Dal dibattito  svolto nel Comitato Centrale della Fiom, riunito per decidere come proseguire le mobilitazioni, un dato e' emerso chiaramente: il netto rifiuto a discostarsi dalle richieste contenute nella piattaforma, e quindi a discutere le proposte della controparte,  non ha motivazioni puramente economiche ma sottolinea la volonta' di salvaguardare il contratto nazionale come strumento di tutela universale.

Del resto, lo stesso Presidente di Federmeccanica ha espresso chiaramente  che la posta in gioco consiste nel "rendere il lavoratore piu' partecipe alle performances aziendali", una volta tolta di mezzo quella fastidiosa "rigidita'" rappresentata dal contratto nazionale, in modo che l'azienda possa, poi, distribuire "reddito aggiunto solo e laddove questo si produca, superando cosi' la logica del conflitto, che produce solo perdite per tutti".

Eccolo il sogno padronale: eliminare tutele e diritti che ancora impediscono il libero dispiegarsi della sola logica del profitto; recidere il filo che lega il lavoratore al suo sindacato, per poter "trattare" con i singoli, non con un soggetto collettivo; annullare il conflitto; annientare l'organizzazione dei lavoratori.

La Fiom ha da poco compiuto cento anni, e in questi giorni ha ripercorso il proprio cammino. Dal 1901 ad oggi, tra faticose vittorie e cocenti sconfitte, si snoda una storia di partecipazione e lotte per conquistare condizioni di lavoro e di vita migliori.

E' questo che vogliono cancellare per imbavagliare, piegare, ridurre in solitudine impotente uno dei due soggetti del mondo del lavoro.

Un cedimento del sindacato su questo terreno rappresenterebbe una sconfitta anche simbolica. 

Per evitare che Confindustria, dopo aver vinto le elezioni, vinca anche questa partita, e' indispendabile che il sindacato si muova in stretto rapporto con le lavoratrice ed i lavoratori.

E' questa una delle ragioni della richiesta che la Fiom ha avanzato a Fim e Uilm di svolgere un referendum tra i lavoratori per decidere con loro il mantenimento integrale della piattaforma unitaria piuttosto che la sua modifica secondo i criteri indicati da Federmeccanica. E' l'unico modo per superare le differenze di valutazione esistenti tra le tre federazioni e per evitare cedimenti a pericolose  tentazioni di  procedere ad accordi separati.
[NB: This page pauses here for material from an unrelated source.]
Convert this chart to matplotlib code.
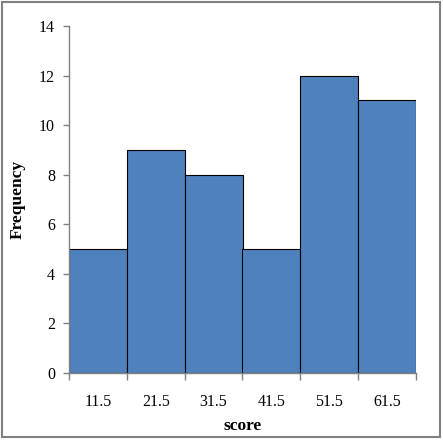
import matplotlib.pyplot as plt
from matplotlib.patches import Rectangle

plt.rcParams['font.family'] = ['Liberation Serif', 'DejaVu Serif']

bins = ['11.5', '21.5', '31.5', '41.5', '51.5', '61.5']
freq = [5, 9, 8, 5, 12, 11]

fig = plt.figure(figsize=(4.43, 4.40), dpi=100)
ax = fig.add_axes([69 / 443, 1 - 373 / 440, (416 - 69) / 443, (373 - 26) / 440])

x = list(range(len(bins)))
ax.bar(x, freq, width=1.0, color='#4F81BD', edgecolor='black', linewidth=0.8)

ax.set_xlim(-0.5, len(bins) - 0.5)
ax.set_ylim(0, 14)
ax.set_yticks(range(0, 15, 2))
ax.set_xticks(x)
ax.set_xticklabels(bins)
ax.set_xticks([i - 0.5 for i in range(len(bins) + 1)], minor=True)
ax.tick_params(axis='x', which='major', length=0, pad=15, labelsize=11.5)
ax.tick_params(axis='x', which='minor', length=5, color='#808080', width=1)
ax.tick_params(axis='y', length=4, color='#808080', width=1, labelsize=11.5, pad=6)

for s in ['top', 'right']:
    ax.spines[s].set_visible(False)
for s in ['left', 'bottom']:
    ax.spines[s].set_color('#808080')
    ax.spines[s].set_linewidth(1)

ax.set_ylabel('Frequency', fontsize=12.5, fontweight='bold', labelpad=10)
ax.set_xlabel('score', fontsize=12.5, fontweight='bold', labelpad=6)

fig.patches.append(Rectangle((0.004, 0.006), 0.99, 0.99, transform=fig.transFigure,
                             fill=False, edgecolor='#808080', linewidth=1.5))

fig.savefig('out.png', dpi=100)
E' questa una delle ragioni che hanno portato la Fiom a convocare i propri delegati (circa 6.000) il 27 giugno prossimo a Bologna ed a dichiarare, per il 6 luglio, lo sciopero generale nazionale di otto pre dei lavoratori metalmeccanici.

Torno all'inizio.

In un paese in cui il centro destra non solo ha vinto le elezioni e governa, ma in cui e' riuscito ad convicere, anche chi dovrebbe esserne ben lontano a parlare la propria lingua, non e' facile chiamare chi vive con un milione e seicentomila lire al mese a battaglie sui valori e sui principi, noi ci proviamo.

Anche per questo sarebbe bene che oltre a quella dei metalmeccanici e del loro sindacato si levassero altre voci; anche per questo sarebbe bene che i dirigenti della sinistra buttassero uno sguardo oltre le proprie arene, si distraessero per un momento dai propri giochi, e dessero un segno.